◆ Exercise aim ◆
Print all of the lines exactly. Any picture among them stays out.

-- begin Raw data --

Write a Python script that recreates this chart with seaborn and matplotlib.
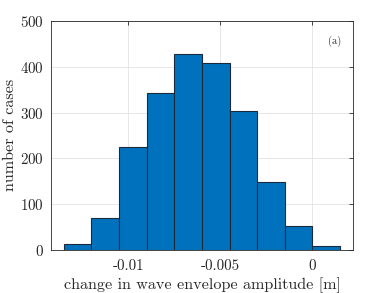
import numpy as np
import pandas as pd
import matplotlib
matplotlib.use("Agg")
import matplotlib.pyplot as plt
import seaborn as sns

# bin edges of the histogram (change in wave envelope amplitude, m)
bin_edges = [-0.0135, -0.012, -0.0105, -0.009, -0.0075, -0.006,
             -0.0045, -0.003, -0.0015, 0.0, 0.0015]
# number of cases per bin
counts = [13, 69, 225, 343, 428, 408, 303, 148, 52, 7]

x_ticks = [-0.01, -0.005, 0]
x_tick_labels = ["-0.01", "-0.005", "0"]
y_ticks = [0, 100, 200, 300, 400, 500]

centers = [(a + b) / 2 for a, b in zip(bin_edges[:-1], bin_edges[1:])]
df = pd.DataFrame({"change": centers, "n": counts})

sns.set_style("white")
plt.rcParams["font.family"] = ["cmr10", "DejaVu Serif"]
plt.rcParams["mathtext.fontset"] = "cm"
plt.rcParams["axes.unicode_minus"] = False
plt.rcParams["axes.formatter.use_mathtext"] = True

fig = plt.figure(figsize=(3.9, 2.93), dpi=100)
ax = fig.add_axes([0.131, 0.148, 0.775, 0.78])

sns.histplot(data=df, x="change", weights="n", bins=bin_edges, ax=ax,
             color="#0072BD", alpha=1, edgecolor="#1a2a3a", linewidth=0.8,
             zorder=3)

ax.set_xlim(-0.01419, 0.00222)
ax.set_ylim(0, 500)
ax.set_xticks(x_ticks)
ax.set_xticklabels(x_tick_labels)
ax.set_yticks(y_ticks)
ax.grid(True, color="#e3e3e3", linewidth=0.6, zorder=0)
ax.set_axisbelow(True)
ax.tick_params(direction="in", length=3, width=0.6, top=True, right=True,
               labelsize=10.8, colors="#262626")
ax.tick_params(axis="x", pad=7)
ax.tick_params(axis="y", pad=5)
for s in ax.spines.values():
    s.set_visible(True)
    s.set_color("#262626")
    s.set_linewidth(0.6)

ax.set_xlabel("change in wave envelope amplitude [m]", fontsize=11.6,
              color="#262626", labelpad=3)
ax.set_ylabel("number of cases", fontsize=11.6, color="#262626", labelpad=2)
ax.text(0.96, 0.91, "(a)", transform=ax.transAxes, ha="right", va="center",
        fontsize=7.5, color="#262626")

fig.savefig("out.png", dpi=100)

-- end Raw data --

◆ Exercise response ◆
Write a Python script that recreates this chart with seaborn and matplotlib.
import numpy as np
import pandas as pd
import matplotlib
matplotlib.use("Agg")
import matplotlib.pyplot as plt
import seaborn as sns

# bin edges of the histogram (change in wave envelope amplitude, m)
bin_edges = [-0.0135, -0.012, -0.0105, -0.009, -0.0075, -0.006,
             -0.0045, -0.003, -0.0015, 0.0, 0.0015]
# number of cases per bin
counts = [13, 69, 225, 343, 428, 408, 303, 148, 52, 7]

x_ticks = [-0.01, -0.005, 0]
x_tick_labels = ["-0.01", "-0.005", "0"]
y_ticks = [0, 100, 200, 300, 400, 500]

centers = [(a + b) / 2 for a, b in zip(bin_edges[:-1], bin_edges[1:])]
df = pd.DataFrame({"change": centers, "n": counts})

sns.set_style("white")
plt.rcParams["font.family"] = ["cmr10", "DejaVu Serif"]
plt.rcParams["mathtext.fontset"] = "cm"
plt.rcParams["axes.unicode_minus"] = False
plt.rcParams["axes.formatter.use_mathtext"] = True

fig = plt.figure(figsize=(3.9, 2.93), dpi=100)
ax = fig.add_axes([0.131, 0.148, 0.775, 0.78])

sns.histplot(data=df, x="change", weights="n", bins=bin_edges, ax=ax,
             color="#0072BD", alpha=1, edgecolor="#1a2a3a", linewidth=0.8,
             zorder=3)

ax.set_xlim(-0.01419, 0.00222)
ax.set_ylim(0, 500)
ax.set_xticks(x_ticks)
ax.set_xticklabels(x_tick_labels)
ax.set_yticks(y_ticks)
ax.grid(True, color="#e3e3e3", linewidth=0.6, zorder=0)
ax.set_axisbelow(True)
ax.tick_params(direction="in", length=3, width=0.6, top=True, right=True,
               labelsize=10.8, colors="#262626")
ax.tick_params(axis="x", pad=7)
ax.tick_params(axis="y", pad=5)
for s in ax.spines.values():
    s.set_visible(True)
    s.set_color("#262626")
    s.set_linewidth(0.6)

ax.set_xlabel("change in wave envelope amplitude [m]", fontsize=11.6,
              color="#262626", labelpad=3)
ax.set_ylabel("number of cases", fontsize=11.6, color="#262626", labelpad=2)
ax.text(0.96, 0.91, "(a)", transform=ax.transAxes, ha="right", va="center",
        fontsize=7.5, color="#262626")

fig.savefig("out.png", dpi=100)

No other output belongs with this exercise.